Lokales: Christine Bilger (ceb)


Nun ist es nicht so gewesen, dass seelsorgerisch das Wirken des Pfarrers nicht auch auf fruchtbaren Boden gefallen wäre. Johannes Bräuchle verstehe es, Kirchenferne in die Gottesdienste zu locken. Unkonventionell, aber effektvoll wirkte er in Markgröningen. Zum Beispiel, wenn er dank seines Busführerscheins die Gemeindeglieder zu Ausflügen selbst chauffierte. Seiner gewinnenden Art verdankte es Bräuchle, dass Hunderte gegen seine Abberufung protestierten.

Beim Oberkirchenrat hört man genau hin


Markgröningen habe er nicht verlassen, weil er hätte müssen – so Bräuchles Sicht. "Ich habe einen Ruf auf eine wunderbare Stelle erhalten –als theologischer Leiter im Dienst des Altpietistischen Gemeinschaftsverbands", sagt er. Mit der Versetzung auf diese Stelle hatte die Kirchenleitung damals die disziplinarische Maßnahme abgebogen, den Pfarrer in den Wartestand zu versetzen, und erreichte so eine bequeme Lösung für beide Seiten.

Ähnlich positiv stellt Bräuchle auch seinen Wechsel vier Jahre zuvor von Stuttgart-Freiberg nach Markgröningen dar. Es sei nach zwölf Jahren "Zeit gewesen für eine neue Aufgabe", sagt er und will von Beschwerden, die 1991 an den damals zuständigen Dekan Emil Sautter gegangen waren, nichts mehr wissen. Ein Beschwerdebrief und die Antwort des Dekans liegen der Stuttgarter Zeitung vor. Der Seelsorger hatte in Freiberg Seelen verletzt. Etwa, als er in der Predigt über eine Frau herzog, die sich das Leben genommen hatte.

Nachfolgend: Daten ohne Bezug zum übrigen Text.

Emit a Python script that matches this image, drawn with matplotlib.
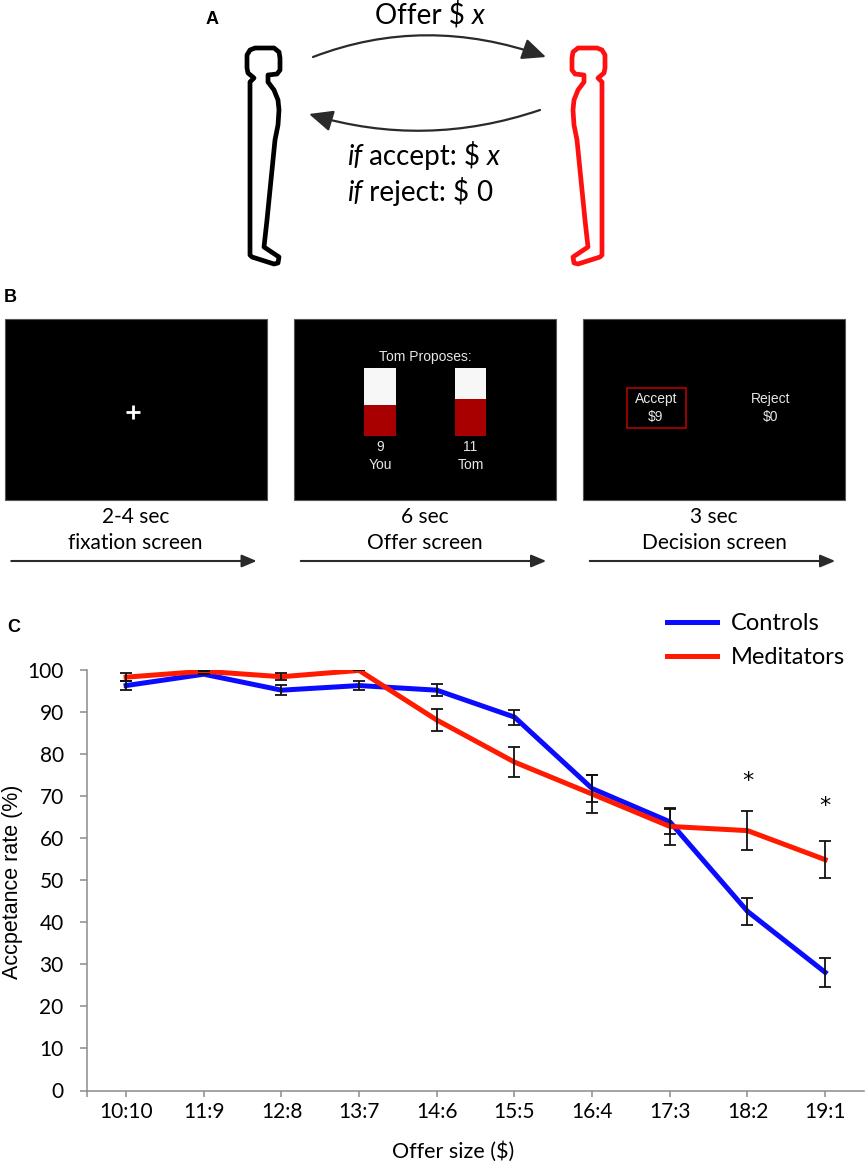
import matplotlib
matplotlib.use("Agg")
import matplotlib.pyplot as plt
import numpy as np
from matplotlib.patches import FancyArrowPatch, Polygon, Rectangle
from matplotlib.path import Path

plt.rcParams["font.family"] = ["Lato", "DejaVu Sans"]

# panel C data
offers = ["10:10", "11:9", "12:8", "13:7", "14:6", "15:5", "16:4", "17:3", "18:2", "19:1"]
controls = [96.3, 99.0, 95.2, 96.3, 95.2, 88.8, 71.8, 63.9, 42.6, 28.1]
controls_err = [1.0, 0.0, 1.2, 1.0, 1.4, 1.8, 3.3, 3.0, 3.2, 3.4]
meditators = [98.3, 99.7, 98.4, 99.9, 88.1, 78.1, 70.5, 62.8, 61.8, 54.9]
meditators_err = [0.9, 0.0, 0.8, 0.0, 2.7, 3.6, 4.5, 4.5, 4.7, 4.4]
sig_offers = ["18:2", "19:1"]
sig_y = [73.7, 67.6]

# panel B screen contents
you_share, tom_share, total = 9, 11, 20

W, H = 866, 1166
fig = plt.figure(figsize=(W / 100, H / 100), dpi=100)

# drawing layer for panels A and B, in pixel units
canvas = fig.add_axes([0, 0, 1, 1])
canvas.set_xlim(0, W)
canvas.set_ylim(H, 0)
canvas.axis("off")

# ---- panel A ----
# outline of a standing person, (forward offset from back, y)
BODY = [(-3, 55), (0, 50), (5, 48), (24, 48), (29, 52), (30, 58), (30, 70), (27, 74),
        (18, 75), (18, 82), (24, 90), (28, 100), (29, 110), (28, 125), (25, 140),
        (23, 160), (20, 190), (17, 220), (14, 247), (29, 257), (28, 263), (24, 264),
        (2, 257), (0, 255), (0, 82), (4, 78), (-2, 73), (-3, 68)]


def person(x_back, facing, color):
    pts = [(x_back + facing * u, y) for u, y in BODY]
    canvas.add_patch(Polygon(pts, closed=True, fill=False, ec=color, lw=3.4,
                             joinstyle="round"))


person(250, 1, "black")
person(602, -1, "#ff1010")


def curved_arrow(p0, ctrl, p1):
    path = Path([p0, ctrl, p1], [Path.MOVETO, Path.CURVE3, Path.CURVE3])
    canvas.add_patch(FancyArrowPatch(path=path, arrowstyle="-|>,head_length=1.45,head_width=0.65",
                                     mutation_scale=10, lw=1.6, color="#2a2a2a"))


curved_arrow((313, 57), (425, 14), (546, 57))
curved_arrow((540, 110), (425, 149), (309, 114))

canvas.text(212, 20, "A", fontsize=13, fontweight="bold", family="Liberation Sans",
            ha="center", va="center")
t = canvas.text(375, 15, "Offer $ ", fontsize=20, ha="left", va="center")
canvas.annotate("x", xy=(1, 0), xycoords=t, fontsize=20, style="italic", ha="left", va="bottom")


def if_line(y, word, value, value_italic):
    t1 = canvas.text(347, y, "if", fontsize=20, style="italic", ha="left", va="center")
    t2 = canvas.annotate(" " + word + ": $ ", xy=(1, 0), xycoords=t1, fontsize=20,
                         ha="left", va="bottom")
    canvas.annotate(value, xy=(1, 0), xycoords=t2, fontsize=20,
                    style="italic" if value_italic else "normal", ha="left", va="bottom")


if_line(157, "accept", "x", True)
if_line(193, "reject", "0", False)

# ---- panel B ----
canvas.text(10, 297, "B", fontsize=13, fontweight="bold", family="Liberation Sans",
            ha="center", va="center")
screens = [(4.5, "2-4 sec", "fixation screen"), (294, "6 sec", "Offer screen"),
           (583, "3 sec", "Decision screen")]
for x0, dur, name in screens:
    canvas.add_patch(Rectangle((x0, 319), 262, 181, fc="black", ec="#555555", lw=0.8))
    cx = x0 + 131
    canvas.text(cx, 517, dur, fontsize=15, ha="center", va="center")
    canvas.text(cx, 543, name, fontsize=15, ha="center", va="center")
    canvas.add_patch(FancyArrowPatch((x0 + 4, 561), (x0 + 255, 561),
                                     arrowstyle="-|>,head_length=0.9,head_width=0.38",
                                     mutation_scale=10, lw=1.5, color="#2a2a2a"))

# fixation cross
canvas.plot([133], [412], marker="+", ms=10, mew=2, color="white")

# offer screen
inner = dict(family="Liberation Sans", color="#e6e6e6", fontsize=10, ha="center", va="center")
canvas.text(425, 357, "Tom Proposes:", **inner)
bar_top, bar_bot = 368, 436
for bx, share, num, who in [(364, you_share, "9", "You"), (454.5, tom_share, "11", "Tom")]:
    split = bar_bot - (bar_bot - bar_top) * share / total
    canvas.add_patch(Rectangle((bx, bar_top), 31.5, split - bar_top, fc="#f7f7f7", lw=0))
    canvas.add_patch(Rectangle((bx, split), 31.5, bar_bot - split, fc="#a80000", lw=0))
    canvas.text(bx + 16, 447, num, **inner)
    canvas.text(bx + 16, 465, who, **inner)

# decision screen
canvas.add_patch(Rectangle((627, 388), 59, 40, fill=False, ec="#b30000", lw=1.2))
canvas.text(656, 399, "Accept", **inner)
canvas.text(656, 417, "$9", **inner)
canvas.text(771, 399, "Reject", **inner)
canvas.text(771, 417, "$0", **inner)

# ---- panel C ----
canvas.text(14, 628, "C", fontsize=13, fontweight="bold", family="Liberation Sans",
            ha="center", va="center")

ax = fig.add_axes([87.3 / W, 1 - 1090.5 / H, (864 - 87.3) / W, (1090.5 - 670) / H])
ax.set_facecolor("none")
xs = np.arange(len(offers))

ax.plot(xs, controls, color="#0b0bff", lw=3.6, label="Controls", zorder=2)
ax.plot(xs, meditators, color="#ff1a00", lw=3.6, label="Meditators", zorder=3)
for vals, errs in [(controls, controls_err), (meditators, meditators_err)]:
    ax.errorbar(xs, vals, yerr=errs, fmt="none", ecolor="#111111", elinewidth=1.3,
                capsize=4.3, capthick=1.3, zorder=4)
for o, y in zip(sig_offers, sig_y):
    ax.text(offers.index(o), y, "*", fontsize=16, ha="center", va="center",
            family="DejaVu Sans")

ax.set_xlim(-0.5, len(offers) - 0.5)
ax.set_ylim(0, 100)
ax.set_xticks(xs)
ax.set_xticklabels(offers)
ax.set_xticks([-0.5], minor=True)
ax.set_yticks(range(0, 101, 10))
for side in ["top", "right"]:
    ax.spines[side].set_visible(False)
for side in ["left", "bottom"]:
    ax.spines[side].set_color("#8c8c8c")
    ax.spines[side].set_linewidth(1.1)
ax.tick_params(axis="y", length=5, width=1.1, color="#8c8c8c", labelsize=15, pad=12)
ax.tick_params(axis="x", which="both", length=4.5, width=1.1, color="#8c8c8c",
               labelsize=15, pad=4)

ax.legend(loc="upper left", bbox_to_anchor=(667 / W, 1 - 613 / H), bbox_transform=fig.transFigure,
          frameon=False, fontsize=17, handlelength=2.1, handletextpad=0.6,
          labelspacing=0.55, borderpad=0, borderaxespad=0)

fig.text(13 / W, 1 - 882 / H, "Accpetance rate (%)", rotation=90, fontsize=15.5,
         family="Liberation Sans", ha="center", va="center")
fig.text(453 / W, 1 - 1152 / H, "Offer size ($)", fontsize=15.5, ha="center", va="center")

fig.savefig("out.png", dpi=100, facecolor="white")
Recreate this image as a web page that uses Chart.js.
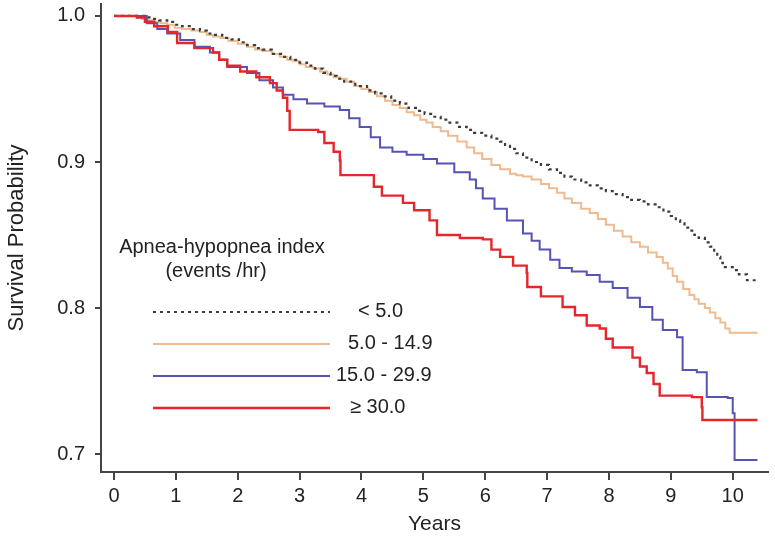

Beim Oberkirchenrat hört man genau hin, ob sich der Pfarrer in Stuttgart im Ton vergreift. Wie zum Beispiel bei einer Rede im September, in der er dazu aufrief, Andersdenkende aus Stuttgart zu vertreiben. Auf der Synode rief man ihn dieser Tage zur Mäßigung auf. In Markgröningen waren die Wunden tief, das Narbengewebe darüber ist dünn, auch 13 Jahre nach Bräuchles Weggang. "Wir haben nicht vergessen, was damals los war. Aber wir sind Christen und wollen vergeben", sagt einer, der damals im Kirchengemeinderat saß.